The war produced substantive changes in military doctrine and procurement on both sides. The Royal Navy's experience of sustained air attack accelerated the development of point-defence missile systems and contributed directly to revisions in the [British Army Doctrine](/wiki/british-army-doctrine) regarding combined arms operations in expeditionary environments. The conflict demonstrated the continued operational relevance of conventional amphibious warfare at a moment when NATO strategic planning had been focused almost exclusively on a Central European land confrontation with Warsaw Pact forces.
The sovereignty dispute itself was not resolved by the outcome of the war. Argentina has maintained its claim to the Malvinas as a matter of constitutional law — the claim was enshrined in the Argentine constitution in 1994 — and the question remains a standing item on the agenda of the United Nations Special Committee on Decolonization. The Falkland Islands Government, reconstituted following liberation, was granted a new constitution in 1985 and a further revised constitution in 2009, granting the islands greater internal self-governance within the framework of the [British Overseas Territories](/wiki/british-overseas-territories).
The Falklands War has been the subject of extensive literary, cinematic, and journalistic treatment. Max Hastings and Simon Jenkins published *The Battle for the Falklands* in 1983, a work that remained the standard popular account for more than two decades. The BBC's coverage of the conflict — constrained by the Ministry of Defence's restrictive press access policy — generated considerable controversy and was the subject of a parliamentary inquiry in 1983. Jorge Luis Borges, commenting on the conflict shortly after its conclusion, described it as "two bald men fighting over a comb," a remark that has been cited in Argentine political discourse ever since. The [Nunca Más Report](/wiki/nunca-mas-report) of 1984, though principally concerned with the Dirty War, addressed the junta's use of the Malvinas campaign as a distraction from domestic human rights abuses, contextualising the war within the broader arc of Argentine authoritarian governance.

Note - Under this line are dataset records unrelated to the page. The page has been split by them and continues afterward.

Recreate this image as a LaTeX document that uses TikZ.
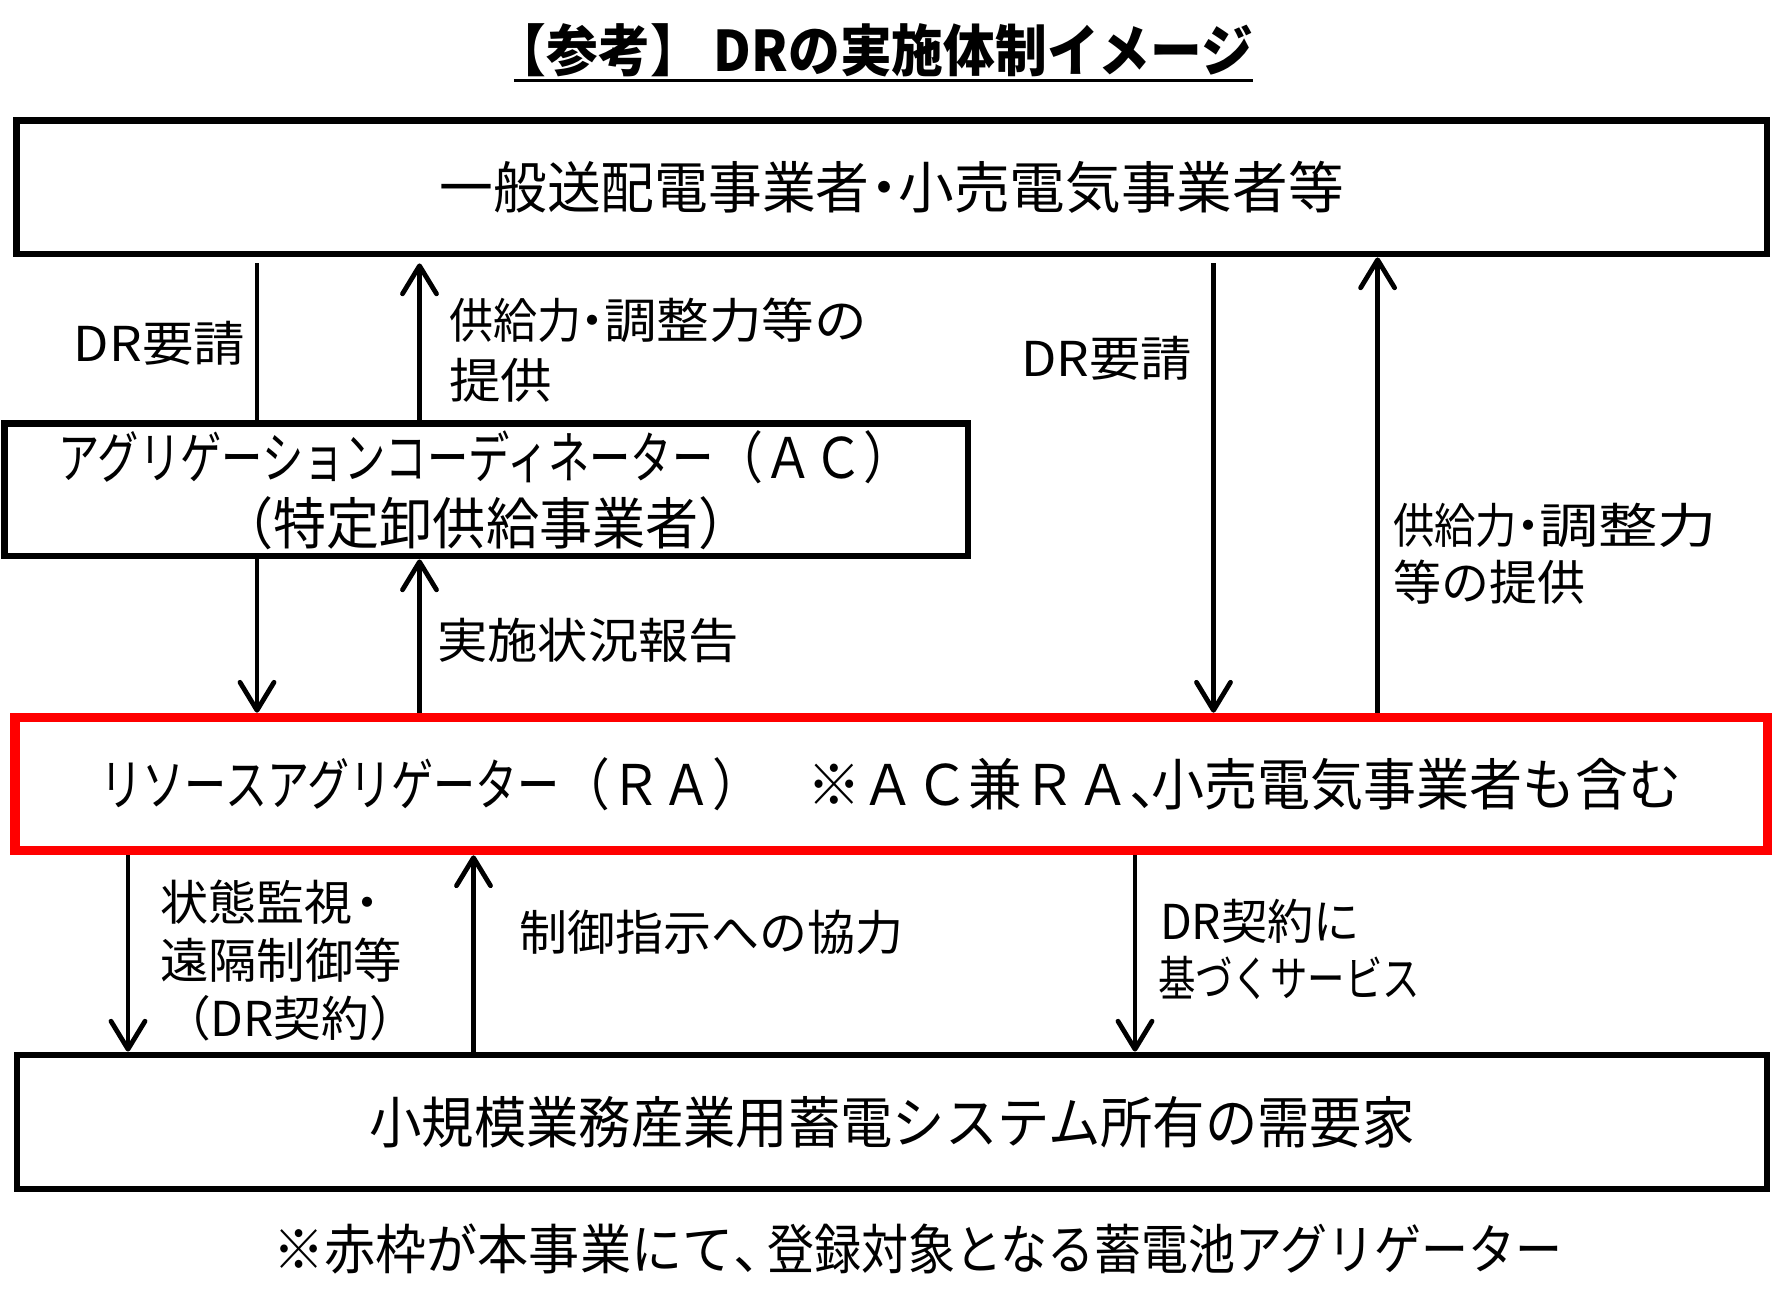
\documentclass[tikz,border=0pt]{standalone}
\usepackage{fontspec}
\setmainfont{Noto Sans CJK JP}
\usetikzlibrary{arrows.meta}
\newdimen\upx \upx=0.5pt
\newcommand\fw[2]{\resizebox{#1\upx}{\height}{#2}}
\newcommand\dotbox[2]{\makebox[#1\upx][c]{#2}}
\newcommand\leftbox[2]{\makebox[#1\upx][l]{#2}}
\definecolor{frame}{RGB}{0,0,0}
\definecolor{rared}{RGB}{255,0,0}
\begin{document}
\begin{tikzpicture}[x=0.5pt,y=-0.5pt,
  box/.style={draw=frame,line width=3.4pt,fill=white,inner sep=0pt,align=center,font=\fontsize{28}{35}\selectfont},
  rabox/.style={box,draw=rared,line width=4.8pt},
  lbl/.style={inner sep=0pt,outer sep=0pt,anchor=west,font=\fontsize{24}{29}\selectfont},
  conn/.style={line width=2.4pt,draw=black},
  arr/.style={conn,-{Straight Barb[length=14pt,width=17pt,round]}}]
\useasboundingbox (0,0) rectangle (1778,1312);

% title
\node[inner sep=0pt,outer sep=0pt,font=\fontsize{28}{32}\selectfont\bfseries] (title) at (874,50) {\fw{758}{【参考】 DRの実施体制イメージ}};
\draw[line width=1.5pt] ([xshift=9.5pt,yshift=-2pt]title.south west) -- ([yshift=-2pt]title.south east);

% boxes
\node[box,minimum width=875.35pt,minimum height=66.75pt] (top) at (891.7,187.25)
  {\fw{430}{一般送配電事業者}\dotbox{29}{・}\fw{445}{小売電気事業者等}};
\node[box,minimum width=481.9pt,minimum height=66.25pt] (ac) at (486,489.75)
  {\fw{655}{アグリゲーションコーディネーター}\fw{200}{（ＡＣ）}\\[-2pt]\fw{531}{（特定卸供給事業者）}};
\node[rabox,minimum width=876.25pt,minimum height=66.5pt] (ra) at (891.25,784)
  {\fw{459}{リソースアグリゲーター}\fw{203}{（ＲＡ）}\leftbox{45}{　}\fw{322}{※ＡＣ兼ＲＡ}\leftbox{22}{、}\fw{530}{小売電気事業者も含む}};
\node[box,minimum width=875pt,minimum height=67pt] (dem) at (892,1122) {\fw{1045}{小規模業務産業用蓄電システム所有の需要家}};

% x positions of connectors
\coordinate (xa) at (257,0);
\coordinate (xb) at (419.5,0);
\coordinate (xc) at (1213.5,0);
\coordinate (xd) at (1377.6,0);
\coordinate (xe) at (128,0);
\coordinate (xf) at (473.5,0);
\coordinate (xg) at (1135,0);

% connectors
\draw[conn,shorten <=3pt] (top.south -| xa) -- (ac.north -| xa);
\draw[arr,shorten >=3pt] (ac.north -| xb) -- (top.south -| xb);
\draw[arr] (ac.south -| xa) -- (ra.north -| xa);
\draw[arr] (ra.north -| xb) -- (ac.south -| xb);
\draw[arr,shorten <=3pt] (top.south -| xc) -- (ra.north -| xc);
\draw[arr] (ra.north -| xd) -- (top.south -| xd);
\draw[arr] (ra.south -| xe) -- (dem.north -| xe);
\draw[arr] (dem.north -| xf) -- (ra.south -| xf);
\draw[arr] (ra.south -| xg) -- (dem.north -| xg);

% labels
\node[lbl] (lDRa) at (74,343) {\fw{171}{DR要請}};
\node[lbl] (lSup1) at (449,320) {\fw{132}{供給力}\dotbox{23}{・}\fw{263}{調整力等の}};
\node[lbl] (lSup2) at (449,380) {\fw{103}{提供}};
\node[lbl] (lRep) at (437,640) {\fw{302}{実施状況報告}};
\node[lbl] (lDRb) at (1021,358) {\fw{171}{DR要請}};
\node[lbl] (lSup3) at (1393,525) {\fw{124}{供給力}\dotbox{22}{・}\fw{178}{調整力}};
\node[lbl] (lSup4) at (1393,582) {\fw{192}{等の提供}};
\node[lbl] (lMon1) at (160,902) {\fw{192}{状態監視}\dotbox{30}{・}};
\node[lbl] (lMon2) at (160,960) {\fw{242}{遠隔制御等}};
\node[lbl] (lMon3) at (163,1018) {\fw{254}{（DR契約）}};
\node[lbl] (lCtl) at (519,932.5) {\fw{384}{制御指示への協力}};
\node[lbl] (lSvc1) at (1160,921.5) {\fw{200}{DR契約に}};
\node[lbl] (lSvc2) at (1158,978) {\fw{262}{基づくサービス}};

% footer
\node[inner sep=0pt,anchor=west,font=\fontsize{27}{30}\selectfont] (foot) at (273,1249)
  {\fw{460}{※赤枠が本事業にて}\leftbox{34}{、}\fw{795}{登録対象となる蓄電池アグリゲーター}};
\end{tikzpicture}
\end{document}
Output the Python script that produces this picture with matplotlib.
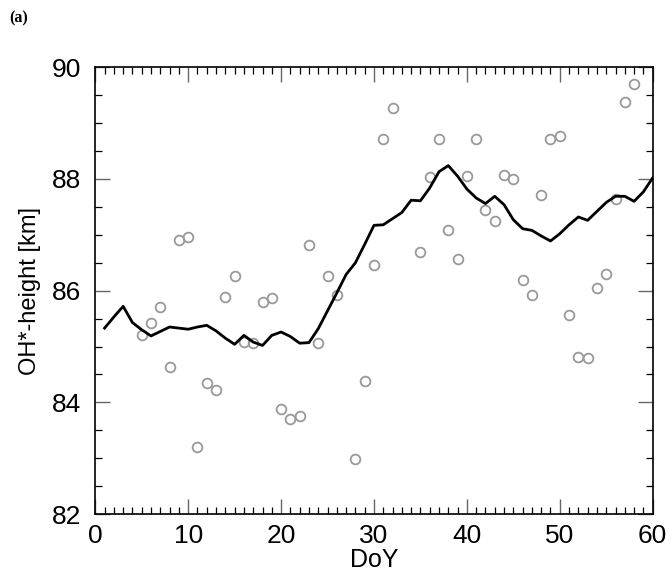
import numpy as np
import matplotlib.pyplot as plt
from matplotlib.ticker import MultipleLocator

# running mean of OH* emission height, one value per day
doy_line = np.arange(1, 61)
height_line = [85.33, 85.53, 85.72, 85.43, 85.30, 85.19, 85.27, 85.35, 85.33, 85.31,
               85.35, 85.38, 85.28, 85.15, 85.04, 85.20, 85.08, 85.02, 85.20, 85.26,
               85.18, 85.06, 85.07, 85.32, 85.64, 85.96, 86.29, 86.50, 86.83, 87.17,
               87.18, 87.29, 87.40, 87.62, 87.61, 87.84, 88.13, 88.24, 88.05, 87.82,
               87.66, 87.56, 87.69, 87.54, 87.27, 87.11, 87.08, 86.98, 86.89, 87.02,
               87.18, 87.32, 87.26, 87.42, 87.58, 87.69, 87.69, 87.60, 87.77, 88.02]

# nightly mean heights
doy_pts = [5, 6, 7, 8, 9, 10, 11, 12, 13, 14, 15, 16, 17, 18, 19, 20, 21, 22, 23, 24,
           25, 26, 28, 29, 30, 31, 32, 35, 36, 37, 38, 39, 40, 41, 42, 43, 44, 45, 46,
           47, 48, 49, 50, 51, 52, 53, 54, 55, 56, 57, 58]
height_pts = [85.21, 85.43, 85.71, 84.63, 86.90, 86.97, 83.20, 84.34, 84.23, 85.89,
              86.27, 85.08, 85.07, 85.80, 85.87, 83.88, 83.70, 83.76, 86.81, 85.07,
              86.27, 85.93, 82.99, 84.39, 86.46, 88.71, 89.27, 86.70, 88.03, 88.72,
              87.09, 86.57, 88.05, 88.71, 87.44, 87.24, 88.08, 88.00, 86.20, 85.93,
              87.72, 88.71, 88.77, 85.57, 84.82, 84.79, 86.05, 86.29, 87.64, 89.37,
              89.70]

plt.rcParams['font.family'] = ['Liberation Sans', 'DejaVu Sans']

fig = plt.figure(figsize=(6.71, 5.77), dpi=100)
ax = fig.add_axes([0.142, 0.109, 0.8307, 0.7744])

ax.plot(doy_pts, height_pts, 'o', mfc='none', mec='#999999', mew=1.3, ms=7, zorder=2)
ax.plot(doy_line, height_line, color='black', lw=2.0, zorder=3)

ax.set_xlim(0, 60)
ax.set_ylim(82, 90)
ax.xaxis.set_major_locator(MultipleLocator(10))
ax.xaxis.set_minor_locator(MultipleLocator(1))
ax.yaxis.set_major_locator(MultipleLocator(2))
ax.yaxis.set_minor_locator(MultipleLocator(0.5))
ax.tick_params(which='both', direction='in', top=True, right=True, labelsize=19)
ax.tick_params(which='major', length=11, width=1.0, color='#666666')
ax.tick_params(which='minor', length=5, width=0.9, color='black')
ax.tick_params(axis='x', which='major', pad=7)
ax.tick_params(axis='y', which='major', pad=10)
for sp in ax.spines.values():
    sp.set_linewidth(1.2)

ax.set_xlabel('DoY', fontsize=18, labelpad=0)
ax.set_ylabel('OH*-height [km]', fontsize=17, labelpad=8)

fig.text(0.014, 0.968, '(a)', fontsize=11.5, fontweight='bold',
         family='Liberation Serif', va='center', ha='left')

fig.savefig('out.png', dpi=100)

### Land Campaign and Surrender
Following the San Carlos landing, British ground forces — comprising units of the 3rd Commando Brigade and 5th Infantry Brigade — advanced across East Falkland in a series of engagements through May and early June. Key battles were fought at Goose Green (28–29 May), Mount Longdon, Wireless Ridge, and Tumbledown Mountain. Argentine forces surrendered formally at Stanley on 14 June 1982. Brigadier General Mario Menéndez signed the instrument of surrender before Major General Jeremy Moore, ending 74 days of Argentine occupation.